» **Supplied data**
* Begin *
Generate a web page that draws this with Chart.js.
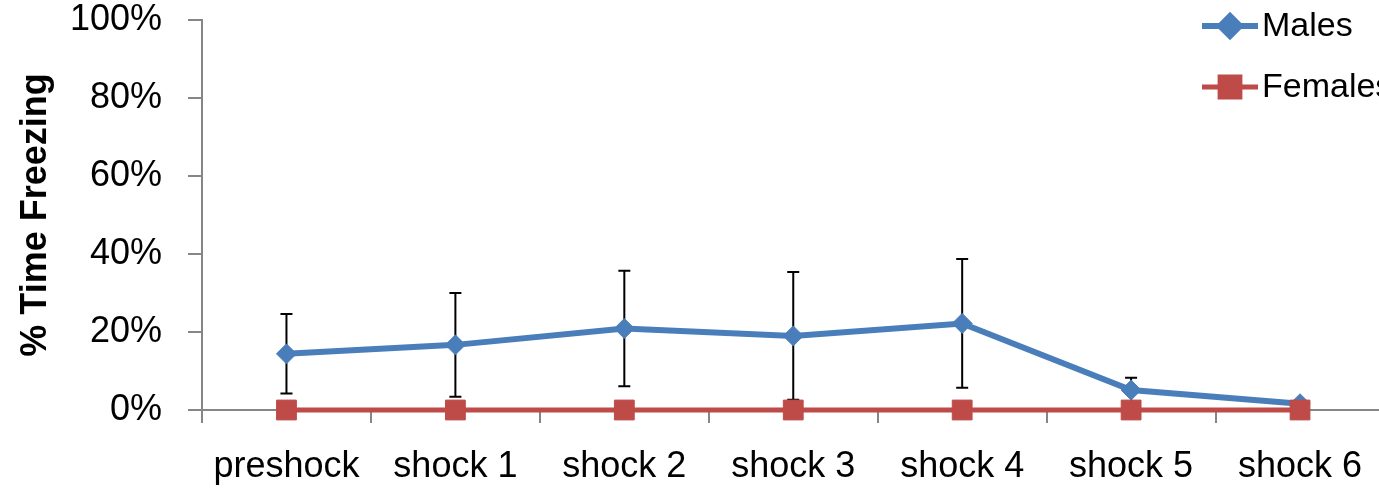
<!DOCTYPE html>
<html>
<head>
<meta charset="utf-8">
<script src="https://cdn.jsdelivr.net/npm/chart.js@4"></script>
<style>
  html, body { margin: 0; padding: 0; background: #fff; overflow: hidden; }
  #grafico { display: block; }
</style>
</head>
<body>
<canvas id="grafico" width="1400" height="492"></canvas>
<script>
const CATEGORIAS = ["preshock", "shock 1", "shock 2", "shock 3", "shock 4", "shock 5", "shock 6"];
const MACHOS = [14.4, 16.7, 20.9, 19.0, 22.2, 5.1, 1.6];
const MACHOS_ERR = [10.2, 13.3, 14.8, 16.4, 16.5, 3.2, 0.8];
const HEMBRAS = [0, 0, 0, 0, 0, 0, 0];
const HEMBRAS_ERR = [0, 0, 0, 0, 0, 0, 0];
const TICKS_Y = [0, 20, 40, 60, 80, 100];

const COLOR_AZUL = "#4a7ebb";
const COLOR_ROJO = "#be4b48";
const COLOR_EJE = "#868686";
const FUENTE = "'Liberation Sans', Arial, sans-serif";

// barras de error por detras de los marcadores
const barrasError = {
  id: "barrasError",
  beforeDatasetsDraw(chart) {
    const ctx = chart.ctx;
    const y = chart.scales.y;
    ctx.save();
    ctx.strokeStyle = "#000";
    ctx.lineWidth = 2;
    chart.data.datasets.forEach((ds, i) => {
      const meta = chart.getDatasetMeta(i);
      meta.data.forEach((pt, j) => {
        const e = ds.errores[j];
        if (!e) return;
        const y1 = y.getPixelForValue(ds.data[j] + e);
        const y2 = y.getPixelForValue(ds.data[j] - e);
        ctx.beginPath();
        ctx.moveTo(pt.x, y1); ctx.lineTo(pt.x, y2);
        ctx.moveTo(pt.x - 6, y1); ctx.lineTo(pt.x + 6, y1);
        ctx.moveTo(pt.x - 6, y2); ctx.lineTo(pt.x + 6, y2);
        ctx.stroke();
      });
    });
    ctx.restore();
  },
};

// leyenda a la derecha, encima del area de datos
const leyenda = {
  id: "leyenda",
  afterDraw(chart) {
    const ctx = chart.ctx;
    ctx.save();
    const filas = [26, 87];
    chart.data.datasets.forEach((ds, i) => {
      const yy = filas[i];
      ctx.strokeStyle = ds.borderColor;
      ctx.lineWidth = ds.borderWidth;
      ctx.beginPath();
      ctx.moveTo(1202, yy); ctx.lineTo(1258, yy);
      ctx.stroke();
      Chart.helpers.drawPoint(ctx, {
        pointStyle: ds.pointStyle, radius: ds.pointRadius, borderWidth: 1, rotation: 0,
      }, 1230, yy);
      ctx.fillStyle = ds.backgroundColor;
      ctx.fill();
      ctx.fillStyle = "#000";
      ctx.font = "34px " + FUENTE;
      ctx.textBaseline = "middle";
      ctx.textAlign = "left";
      ctx.fillText(ds.label, 1262, yy + 1);
    });
    ctx.restore();
  },
};

new Chart(document.getElementById("grafico"), {
  type: "line",
  data: {
    labels: CATEGORIAS,
    datasets: [
      {
        label: "Males",
        data: MACHOS,
        errores: MACHOS_ERR,
        borderColor: COLOR_AZUL,
        backgroundColor: COLOR_AZUL,
        pointBackgroundColor: COLOR_AZUL,
        pointBorderColor: COLOR_AZUL,
        borderWidth: 6,
        pointStyle: "rectRot",
        pointRadius: 10,
        pointBorderWidth: 1,
        tension: 0,
        clip: false,
        order: 1,
      },
      {
        label: "Females",
        data: HEMBRAS,
        errores: HEMBRAS_ERR,
        borderColor: COLOR_ROJO,
        backgroundColor: COLOR_ROJO,
        pointBackgroundColor: COLOR_ROJO,
        pointBorderColor: COLOR_ROJO,
        borderWidth: 5,
        pointStyle: "rect",
        pointRadius: 14,
        pointBorderWidth: 1,
        tension: 0,
        clip: false,
        order: 0,
      },
    ],
  },
  options: {
    responsive: false,
    animation: false,
    layout: { padding: { top: 20, right: 15.5, left: 0, bottom: 0 } },
    plugins: {
      legend: { display: false },
      tooltip: { enabled: false },
    },
    scales: {
      x: {
        offset: true,
        afterFit: (s) => { s.height = 82; s.paddingLeft = 0; s.paddingRight = 0; },
        grid: { offset: true, drawOnChartArea: false, tickLength: 13, color: COLOR_EJE, lineWidth: 2 },
        border: { color: COLOR_EJE, width: 2 },
        ticks: { color: "#000", font: { family: FUENTE, size: 36 }, padding: 22, maxRotation: 0, autoSkip: false },
      },
      y: {
        min: 0,
        max: 100,
        afterFit: (s) => { s.width = 202; s.paddingTop = 0; s.paddingBottom = 0; },
        afterBuildTicks: (s) => { s.ticks = TICKS_Y.map((v) => ({ value: v })); },
        grid: { drawOnChartArea: false, tickLength: 14, color: COLOR_EJE, lineWidth: 2 },
        border: { color: COLOR_EJE, width: 2 },
        ticks: { color: "#000", font: { family: FUENTE, size: 36 }, padding: 26, callback: (v) => v + "%" },
        title: {
          display: true,
          text: "% Time Freezing",
          color: "#000",
          font: { family: FUENTE, size: 36, weight: "bold" },
          padding: { top: 14, bottom: 0 },
        },
      },
    },
  },
  plugins: [barrasError, leyenda],
});
</script>
</body>
</html>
* End *
» **Directions for this task**
Word for word, quote the full listing, omitting every picture.

» **Correct output**
Generate a web page that draws this with Chart.js.
<!DOCTYPE html>
<html>
<head>
<meta charset="utf-8">
<script src="https://cdn.jsdelivr.net/npm/chart.js@4"></script>
<style>
  html, body { margin: 0; padding: 0; background: #fff; overflow: hidden; }
  #grafico { display: block; }
</style>
</head>
<body>
<canvas id="grafico" width="1400" height="492"></canvas>
<script>
const CATEGORIAS = ["preshock", "shock 1", "shock 2", "shock 3", "shock 4", "shock 5", "shock 6"];
const MACHOS = [14.4, 16.7, 20.9, 19.0, 22.2, 5.1, 1.6];
const MACHOS_ERR = [10.2, 13.3, 14.8, 16.4, 16.5, 3.2, 0.8];
const HEMBRAS = [0, 0, 0, 0, 0, 0, 0];
const HEMBRAS_ERR = [0, 0, 0, 0, 0, 0, 0];
const TICKS_Y = [0, 20, 40, 60, 80, 100];

const COLOR_AZUL = "#4a7ebb";
const COLOR_ROJO = "#be4b48";
const COLOR_EJE = "#868686";
const FUENTE = "'Liberation Sans', Arial, sans-serif";

// barras de error por detras de los marcadores
const barrasError = {
  id: "barrasError",
  beforeDatasetsDraw(chart) {
    const ctx = chart.ctx;
    const y = chart.scales.y;
    ctx.save();
    ctx.strokeStyle = "#000";
    ctx.lineWidth = 2;
    chart.data.datasets.forEach((ds, i) => {
      const meta = chart.getDatasetMeta(i);
      meta.data.forEach((pt, j) => {
        const e = ds.errores[j];
        if (!e) return;
        const y1 = y.getPixelForValue(ds.data[j] + e);
        const y2 = y.getPixelForValue(ds.data[j] - e);
        ctx.beginPath();
        ctx.moveTo(pt.x, y1); ctx.lineTo(pt.x, y2);
        ctx.moveTo(pt.x - 6, y1); ctx.lineTo(pt.x + 6, y1);
        ctx.moveTo(pt.x - 6, y2); ctx.lineTo(pt.x + 6, y2);
        ctx.stroke();
      });
    });
    ctx.restore();
  },
};

// leyenda a la derecha, encima del area de datos
const leyenda = {
  id: "leyenda",
  afterDraw(chart) {
    const ctx = chart.ctx;
    ctx.save();
    const filas = [26, 87];
    chart.data.datasets.forEach((ds, i) => {
      const yy = filas[i];
      ctx.strokeStyle = ds.borderColor;
      ctx.lineWidth = ds.borderWidth;
      ctx.beginPath();
      ctx.moveTo(1202, yy); ctx.lineTo(1258, yy);
      ctx.stroke();
      Chart.helpers.drawPoint(ctx, {
        pointStyle: ds.pointStyle, radius: ds.pointRadius, borderWidth: 1, rotation: 0,
      }, 1230, yy);
      ctx.fillStyle = ds.backgroundColor;
      ctx.fill();
      ctx.fillStyle = "#000";
      ctx.font = "34px " + FUENTE;
      ctx.textBaseline = "middle";
      ctx.textAlign = "left";
      ctx.fillText(ds.label, 1262, yy + 1);
    });
    ctx.restore();
  },
};

new Chart(document.getElementById("grafico"), {
  type: "line",
  data: {
    labels: CATEGORIAS,
    datasets: [
      {
        label: "Males",
        data: MACHOS,
        errores: MACHOS_ERR,
        borderColor: COLOR_AZUL,
        backgroundColor: COLOR_AZUL,
        pointBackgroundColor: COLOR_AZUL,
        pointBorderColor: COLOR_AZUL,
        borderWidth: 6,
        pointStyle: "rectRot",
        pointRadius: 10,
        pointBorderWidth: 1,
        tension: 0,
        clip: false,
        order: 1,
      },
      {
        label: "Females",
        data: HEMBRAS,
        errores: HEMBRAS_ERR,
        borderColor: COLOR_ROJO,
        backgroundColor: COLOR_ROJO,
        pointBackgroundColor: COLOR_ROJO,
        pointBorderColor: COLOR_ROJO,
        borderWidth: 5,
        pointStyle: "rect",
        pointRadius: 14,
        pointBorderWidth: 1,
        tension: 0,
        clip: false,
        order: 0,
      },
    ],
  },
  options: {
    responsive: false,
    animation: false,
    layout: { padding: { top: 20, right: 15.5, left: 0, bottom: 0 } },
    plugins: {
      legend: { display: false },
      tooltip: { enabled: false },
    },
    scales: {
      x: {
        offset: true,
        afterFit: (s) => { s.height = 82; s.paddingLeft = 0; s.paddingRight = 0; },
        grid: { offset: true, drawOnChartArea: false, tickLength: 13, color: COLOR_EJE, lineWidth: 2 },
        border: { color: COLOR_EJE, width: 2 },
        ticks: { color: "#000", font: { family: FUENTE, size: 36 }, padding: 22, maxRotation: 0, autoSkip: false },
      },
      y: {
        min: 0,
        max: 100,
        afterFit: (s) => { s.width = 202; s.paddingTop = 0; s.paddingBottom = 0; },
        afterBuildTicks: (s) => { s.ticks = TICKS_Y.map((v) => ({ value: v })); },
        grid: { drawOnChartArea: false, tickLength: 14, color: COLOR_EJE, lineWidth: 2 },
        border: { color: COLOR_EJE, width: 2 },
        ticks: { color: "#000", font: { family: FUENTE, size: 36 }, padding: 26, callback: (v) => v + "%" },
        title: {
          display: true,
          text: "% Time Freezing",
          color: "#000",
          font: { family: FUENTE, size: 36, weight: "bold" },
          padding: { top: 14, bottom: 0 },
        },
      },
    },
  },
  plugins: [barrasError, leyenda],
});
</script>
</body>
</html>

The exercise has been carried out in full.